>> start Dataset
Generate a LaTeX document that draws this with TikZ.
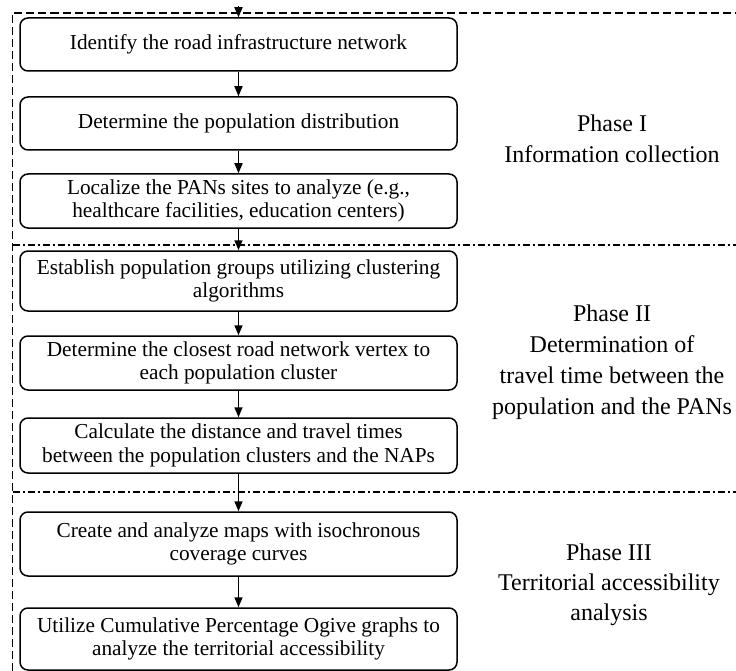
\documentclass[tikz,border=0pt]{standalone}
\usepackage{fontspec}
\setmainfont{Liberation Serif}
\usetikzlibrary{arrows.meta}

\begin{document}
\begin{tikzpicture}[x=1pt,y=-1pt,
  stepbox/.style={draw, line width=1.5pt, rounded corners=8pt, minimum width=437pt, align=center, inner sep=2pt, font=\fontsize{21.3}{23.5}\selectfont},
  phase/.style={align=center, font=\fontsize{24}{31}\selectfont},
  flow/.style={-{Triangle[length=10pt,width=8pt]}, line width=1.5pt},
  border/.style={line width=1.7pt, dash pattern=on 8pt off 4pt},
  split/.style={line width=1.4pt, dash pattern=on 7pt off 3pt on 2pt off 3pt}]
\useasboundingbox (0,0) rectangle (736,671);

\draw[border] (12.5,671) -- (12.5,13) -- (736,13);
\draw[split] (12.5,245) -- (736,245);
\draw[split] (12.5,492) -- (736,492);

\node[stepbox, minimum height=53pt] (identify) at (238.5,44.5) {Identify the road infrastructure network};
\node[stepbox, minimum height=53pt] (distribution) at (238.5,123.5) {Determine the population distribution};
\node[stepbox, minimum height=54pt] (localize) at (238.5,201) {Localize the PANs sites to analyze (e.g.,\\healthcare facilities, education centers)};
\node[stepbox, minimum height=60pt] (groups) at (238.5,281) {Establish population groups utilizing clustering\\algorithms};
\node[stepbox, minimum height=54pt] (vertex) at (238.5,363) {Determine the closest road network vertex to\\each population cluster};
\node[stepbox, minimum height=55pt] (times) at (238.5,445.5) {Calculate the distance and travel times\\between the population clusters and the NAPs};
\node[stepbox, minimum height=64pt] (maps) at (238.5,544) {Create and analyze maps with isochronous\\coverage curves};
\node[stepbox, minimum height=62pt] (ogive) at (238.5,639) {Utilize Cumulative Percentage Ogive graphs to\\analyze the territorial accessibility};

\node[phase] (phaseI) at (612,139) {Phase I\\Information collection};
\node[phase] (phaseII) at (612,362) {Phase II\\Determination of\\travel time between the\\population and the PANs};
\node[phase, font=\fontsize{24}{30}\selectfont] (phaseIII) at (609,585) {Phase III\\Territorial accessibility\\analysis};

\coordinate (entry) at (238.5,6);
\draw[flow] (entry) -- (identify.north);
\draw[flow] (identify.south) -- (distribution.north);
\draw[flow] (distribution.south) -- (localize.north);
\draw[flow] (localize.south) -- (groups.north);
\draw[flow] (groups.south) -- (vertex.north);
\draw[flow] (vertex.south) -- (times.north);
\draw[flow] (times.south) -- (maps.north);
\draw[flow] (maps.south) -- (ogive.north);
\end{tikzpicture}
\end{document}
>> end Dataset
>> start Dataset
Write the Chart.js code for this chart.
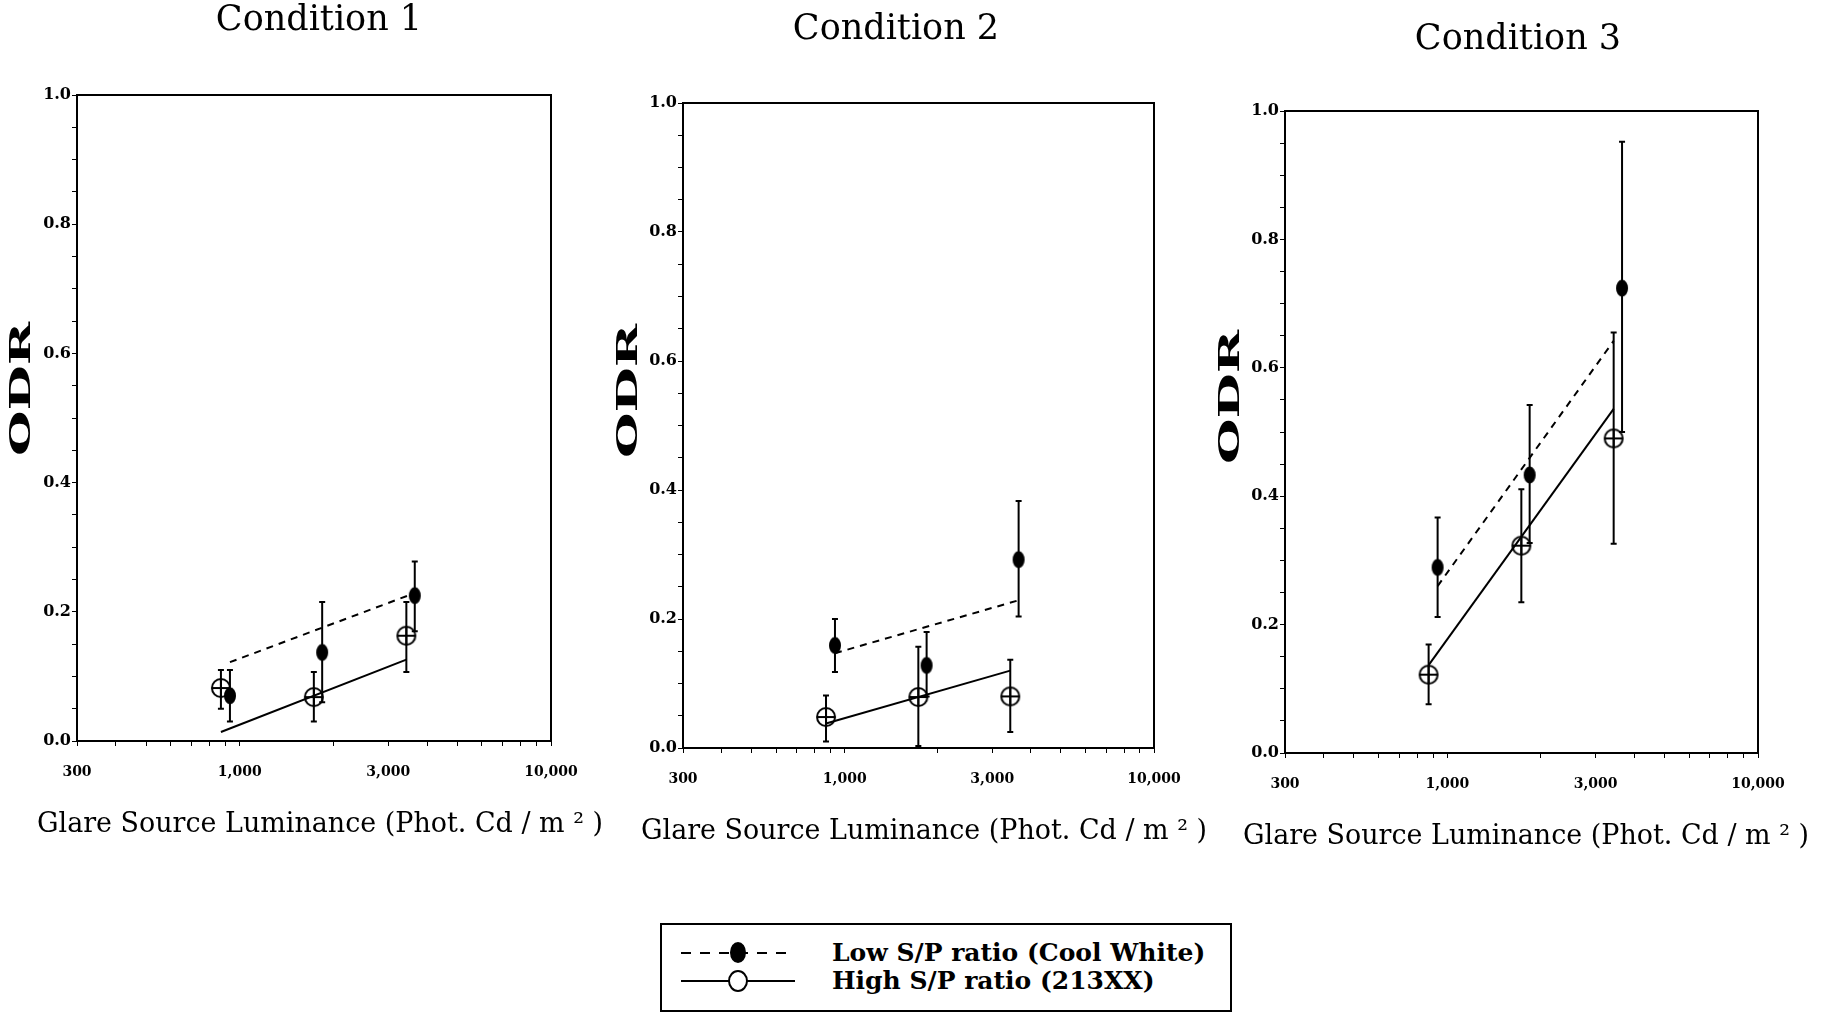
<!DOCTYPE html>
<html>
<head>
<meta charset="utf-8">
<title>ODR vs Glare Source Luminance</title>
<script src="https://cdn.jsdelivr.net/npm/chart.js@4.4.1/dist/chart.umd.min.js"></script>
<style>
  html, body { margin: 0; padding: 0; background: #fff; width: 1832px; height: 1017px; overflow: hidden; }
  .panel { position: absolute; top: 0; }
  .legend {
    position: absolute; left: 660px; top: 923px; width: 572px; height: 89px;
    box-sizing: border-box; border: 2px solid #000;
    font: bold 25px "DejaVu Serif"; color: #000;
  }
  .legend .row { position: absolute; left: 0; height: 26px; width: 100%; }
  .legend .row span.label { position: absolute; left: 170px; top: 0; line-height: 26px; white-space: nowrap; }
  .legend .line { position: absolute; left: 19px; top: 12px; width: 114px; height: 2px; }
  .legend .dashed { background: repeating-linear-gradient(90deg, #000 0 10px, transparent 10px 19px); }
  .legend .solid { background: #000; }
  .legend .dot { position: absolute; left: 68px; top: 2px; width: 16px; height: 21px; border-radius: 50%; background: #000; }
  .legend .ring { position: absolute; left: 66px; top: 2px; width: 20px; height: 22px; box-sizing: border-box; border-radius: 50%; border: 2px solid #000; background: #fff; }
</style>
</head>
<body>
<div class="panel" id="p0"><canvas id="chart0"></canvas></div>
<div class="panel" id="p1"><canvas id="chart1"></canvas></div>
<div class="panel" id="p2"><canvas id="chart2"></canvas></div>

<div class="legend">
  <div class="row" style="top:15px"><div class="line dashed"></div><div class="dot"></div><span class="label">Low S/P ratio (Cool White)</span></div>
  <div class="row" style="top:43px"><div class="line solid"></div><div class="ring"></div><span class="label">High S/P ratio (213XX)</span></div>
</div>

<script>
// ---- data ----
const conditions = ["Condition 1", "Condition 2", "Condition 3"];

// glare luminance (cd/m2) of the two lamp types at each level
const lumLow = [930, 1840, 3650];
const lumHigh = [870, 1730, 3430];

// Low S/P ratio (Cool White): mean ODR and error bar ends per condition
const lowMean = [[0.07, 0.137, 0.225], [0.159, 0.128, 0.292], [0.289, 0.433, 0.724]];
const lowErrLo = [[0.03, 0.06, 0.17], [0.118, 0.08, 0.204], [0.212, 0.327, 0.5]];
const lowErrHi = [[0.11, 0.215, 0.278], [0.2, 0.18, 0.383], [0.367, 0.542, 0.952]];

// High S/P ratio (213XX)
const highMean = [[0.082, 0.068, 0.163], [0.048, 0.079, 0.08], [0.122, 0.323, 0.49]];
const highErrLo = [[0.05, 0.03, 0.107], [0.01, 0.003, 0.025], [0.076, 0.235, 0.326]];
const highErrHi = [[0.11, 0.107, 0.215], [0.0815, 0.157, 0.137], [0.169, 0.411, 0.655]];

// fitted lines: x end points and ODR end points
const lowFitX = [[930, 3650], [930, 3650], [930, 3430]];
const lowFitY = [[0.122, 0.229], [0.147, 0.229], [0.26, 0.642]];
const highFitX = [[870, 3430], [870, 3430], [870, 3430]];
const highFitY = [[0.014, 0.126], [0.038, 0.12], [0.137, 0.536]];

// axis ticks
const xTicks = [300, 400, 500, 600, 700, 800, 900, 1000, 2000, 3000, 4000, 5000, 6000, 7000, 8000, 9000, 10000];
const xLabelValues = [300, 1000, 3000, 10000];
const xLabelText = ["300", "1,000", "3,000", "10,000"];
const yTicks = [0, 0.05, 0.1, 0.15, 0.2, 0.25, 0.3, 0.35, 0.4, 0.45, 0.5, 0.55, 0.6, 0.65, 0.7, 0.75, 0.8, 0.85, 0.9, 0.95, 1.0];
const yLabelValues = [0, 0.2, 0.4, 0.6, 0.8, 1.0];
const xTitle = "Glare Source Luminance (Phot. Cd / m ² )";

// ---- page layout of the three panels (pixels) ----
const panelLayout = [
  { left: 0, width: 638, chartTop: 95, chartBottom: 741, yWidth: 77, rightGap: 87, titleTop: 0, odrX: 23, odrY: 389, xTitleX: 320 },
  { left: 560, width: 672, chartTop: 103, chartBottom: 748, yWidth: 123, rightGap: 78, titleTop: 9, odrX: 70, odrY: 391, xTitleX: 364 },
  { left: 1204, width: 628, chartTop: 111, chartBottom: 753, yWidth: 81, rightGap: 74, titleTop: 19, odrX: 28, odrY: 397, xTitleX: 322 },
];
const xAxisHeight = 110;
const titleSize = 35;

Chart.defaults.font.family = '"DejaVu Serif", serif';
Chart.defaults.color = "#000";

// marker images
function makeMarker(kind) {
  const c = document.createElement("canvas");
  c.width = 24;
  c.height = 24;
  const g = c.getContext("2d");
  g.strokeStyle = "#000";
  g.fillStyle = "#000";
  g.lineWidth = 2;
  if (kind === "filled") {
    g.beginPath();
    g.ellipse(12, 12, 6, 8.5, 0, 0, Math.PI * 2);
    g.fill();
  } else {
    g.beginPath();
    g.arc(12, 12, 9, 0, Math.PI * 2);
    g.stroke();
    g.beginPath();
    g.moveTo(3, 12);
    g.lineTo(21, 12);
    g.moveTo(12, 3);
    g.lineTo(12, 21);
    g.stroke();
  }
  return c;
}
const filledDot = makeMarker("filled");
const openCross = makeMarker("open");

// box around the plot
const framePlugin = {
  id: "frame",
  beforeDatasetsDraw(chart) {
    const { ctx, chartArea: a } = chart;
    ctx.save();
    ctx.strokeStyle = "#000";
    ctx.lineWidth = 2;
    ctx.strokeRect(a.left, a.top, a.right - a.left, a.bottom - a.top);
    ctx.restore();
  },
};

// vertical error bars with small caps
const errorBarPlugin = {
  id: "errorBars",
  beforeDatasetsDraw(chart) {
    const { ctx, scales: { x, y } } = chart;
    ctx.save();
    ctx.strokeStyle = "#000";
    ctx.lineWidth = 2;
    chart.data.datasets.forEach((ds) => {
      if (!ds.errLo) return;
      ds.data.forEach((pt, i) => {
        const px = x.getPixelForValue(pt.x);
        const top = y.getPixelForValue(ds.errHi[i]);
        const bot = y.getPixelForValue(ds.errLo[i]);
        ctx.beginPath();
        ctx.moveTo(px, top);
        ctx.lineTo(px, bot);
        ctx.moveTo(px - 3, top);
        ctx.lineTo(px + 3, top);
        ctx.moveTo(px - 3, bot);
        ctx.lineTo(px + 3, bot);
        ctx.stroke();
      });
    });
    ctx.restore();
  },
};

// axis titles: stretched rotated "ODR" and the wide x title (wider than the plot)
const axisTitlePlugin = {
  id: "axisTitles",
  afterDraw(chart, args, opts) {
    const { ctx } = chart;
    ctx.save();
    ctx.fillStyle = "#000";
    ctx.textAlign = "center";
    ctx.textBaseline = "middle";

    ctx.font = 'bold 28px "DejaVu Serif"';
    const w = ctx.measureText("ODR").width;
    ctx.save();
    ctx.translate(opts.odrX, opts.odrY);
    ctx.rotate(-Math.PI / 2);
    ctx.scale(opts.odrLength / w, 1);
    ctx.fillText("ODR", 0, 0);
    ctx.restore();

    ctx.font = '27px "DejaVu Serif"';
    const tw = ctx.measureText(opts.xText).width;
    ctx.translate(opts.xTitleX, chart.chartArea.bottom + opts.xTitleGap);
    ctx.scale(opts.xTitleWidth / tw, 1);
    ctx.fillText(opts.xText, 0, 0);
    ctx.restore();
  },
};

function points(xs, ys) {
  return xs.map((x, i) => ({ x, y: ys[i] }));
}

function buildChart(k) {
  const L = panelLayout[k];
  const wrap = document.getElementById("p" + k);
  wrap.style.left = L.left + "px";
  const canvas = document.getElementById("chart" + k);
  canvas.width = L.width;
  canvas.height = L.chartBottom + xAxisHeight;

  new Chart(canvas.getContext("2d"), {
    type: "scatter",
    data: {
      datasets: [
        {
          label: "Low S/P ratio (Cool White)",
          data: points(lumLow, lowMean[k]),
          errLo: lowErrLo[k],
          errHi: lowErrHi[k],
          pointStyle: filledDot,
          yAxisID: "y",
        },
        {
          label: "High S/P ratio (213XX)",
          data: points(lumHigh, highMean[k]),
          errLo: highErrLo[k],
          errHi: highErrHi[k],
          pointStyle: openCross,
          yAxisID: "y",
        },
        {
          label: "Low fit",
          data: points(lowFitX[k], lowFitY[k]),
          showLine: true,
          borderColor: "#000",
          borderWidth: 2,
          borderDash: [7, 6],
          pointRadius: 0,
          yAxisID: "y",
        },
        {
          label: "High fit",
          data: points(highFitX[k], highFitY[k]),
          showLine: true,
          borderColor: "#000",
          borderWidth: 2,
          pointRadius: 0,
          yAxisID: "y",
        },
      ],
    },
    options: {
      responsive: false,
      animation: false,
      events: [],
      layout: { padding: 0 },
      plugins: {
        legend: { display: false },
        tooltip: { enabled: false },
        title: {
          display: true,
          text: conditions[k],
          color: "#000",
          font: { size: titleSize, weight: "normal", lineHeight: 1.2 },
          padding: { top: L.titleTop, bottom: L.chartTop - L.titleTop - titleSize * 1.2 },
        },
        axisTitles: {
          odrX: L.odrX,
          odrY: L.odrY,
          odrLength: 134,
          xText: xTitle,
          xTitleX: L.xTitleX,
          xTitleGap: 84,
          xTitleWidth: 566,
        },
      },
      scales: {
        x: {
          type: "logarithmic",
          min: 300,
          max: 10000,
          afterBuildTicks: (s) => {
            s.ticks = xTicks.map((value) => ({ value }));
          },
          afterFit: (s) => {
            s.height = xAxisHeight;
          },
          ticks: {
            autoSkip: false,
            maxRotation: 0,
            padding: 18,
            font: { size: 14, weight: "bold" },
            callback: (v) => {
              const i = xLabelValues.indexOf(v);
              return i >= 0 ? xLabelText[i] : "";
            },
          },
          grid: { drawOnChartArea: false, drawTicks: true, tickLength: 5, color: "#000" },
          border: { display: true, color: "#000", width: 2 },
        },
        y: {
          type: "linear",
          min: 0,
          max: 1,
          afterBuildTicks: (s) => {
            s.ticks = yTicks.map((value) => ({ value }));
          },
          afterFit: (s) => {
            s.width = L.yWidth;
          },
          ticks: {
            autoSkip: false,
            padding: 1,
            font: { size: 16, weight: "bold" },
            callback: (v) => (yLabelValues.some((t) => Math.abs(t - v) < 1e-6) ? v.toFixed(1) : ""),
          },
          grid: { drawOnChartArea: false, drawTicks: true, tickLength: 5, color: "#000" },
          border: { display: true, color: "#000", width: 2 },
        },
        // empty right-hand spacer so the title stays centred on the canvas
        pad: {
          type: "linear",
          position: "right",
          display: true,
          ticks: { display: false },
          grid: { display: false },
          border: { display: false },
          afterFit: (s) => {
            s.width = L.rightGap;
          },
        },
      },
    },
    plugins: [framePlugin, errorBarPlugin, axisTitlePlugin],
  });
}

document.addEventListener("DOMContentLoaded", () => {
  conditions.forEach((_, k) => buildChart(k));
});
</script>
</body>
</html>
>> end Dataset
## Problem requirements
Extract exactly the lines running from the line containing "Generate a LaTeX" to the line containing "minimum height=62pt] (ogive)", with both end lines included and all pictures left out.

## Answer to this problem
Generate a LaTeX document that draws this with TikZ.
\documentclass[tikz,border=0pt]{standalone}
\usepackage{fontspec}
\setmainfont{Liberation Serif}
\usetikzlibrary{arrows.meta}

\begin{document}
\begin{tikzpicture}[x=1pt,y=-1pt,
  stepbox/.style={draw, line width=1.5pt, rounded corners=8pt, minimum width=437pt, align=center, inner sep=2pt, font=\fontsize{21.3}{23.5}\selectfont},
  phase/.style={align=center, font=\fontsize{24}{31}\selectfont},
  flow/.style={-{Triangle[length=10pt,width=8pt]}, line width=1.5pt},
  border/.style={line width=1.7pt, dash pattern=on 8pt off 4pt},
  split/.style={line width=1.4pt, dash pattern=on 7pt off 3pt on 2pt off 3pt}]
\useasboundingbox (0,0) rectangle (736,671);

\draw[border] (12.5,671) -- (12.5,13) -- (736,13);
\draw[split] (12.5,245) -- (736,245);
\draw[split] (12.5,492) -- (736,492);

\node[stepbox, minimum height=53pt] (identify) at (238.5,44.5) {Identify the road infrastructure network};
\node[stepbox, minimum height=53pt] (distribution) at (238.5,123.5) {Determine the population distribution};
\node[stepbox, minimum height=54pt] (localize) at (238.5,201) {Localize the PANs sites to analyze (e.g.,\\healthcare facilities, education centers)};
\node[stepbox, minimum height=60pt] (groups) at (238.5,281) {Establish population groups utilizing clustering\\algorithms};
\node[stepbox, minimum height=54pt] (vertex) at (238.5,363) {Determine the closest road network vertex to\\each population cluster};
\node[stepbox, minimum height=55pt] (times) at (238.5,445.5) {Calculate the distance and travel times\\between the population clusters and the NAPs};
\node[stepbox, minimum height=64pt] (maps) at (238.5,544) {Create and analyze maps with isochronous\\coverage curves};
\node[stepbox, minimum height=62pt] (ogive) at (238.5,639) {Utilize Cumulative Percentage Ogive graphs to\\analyze the territorial accessibility};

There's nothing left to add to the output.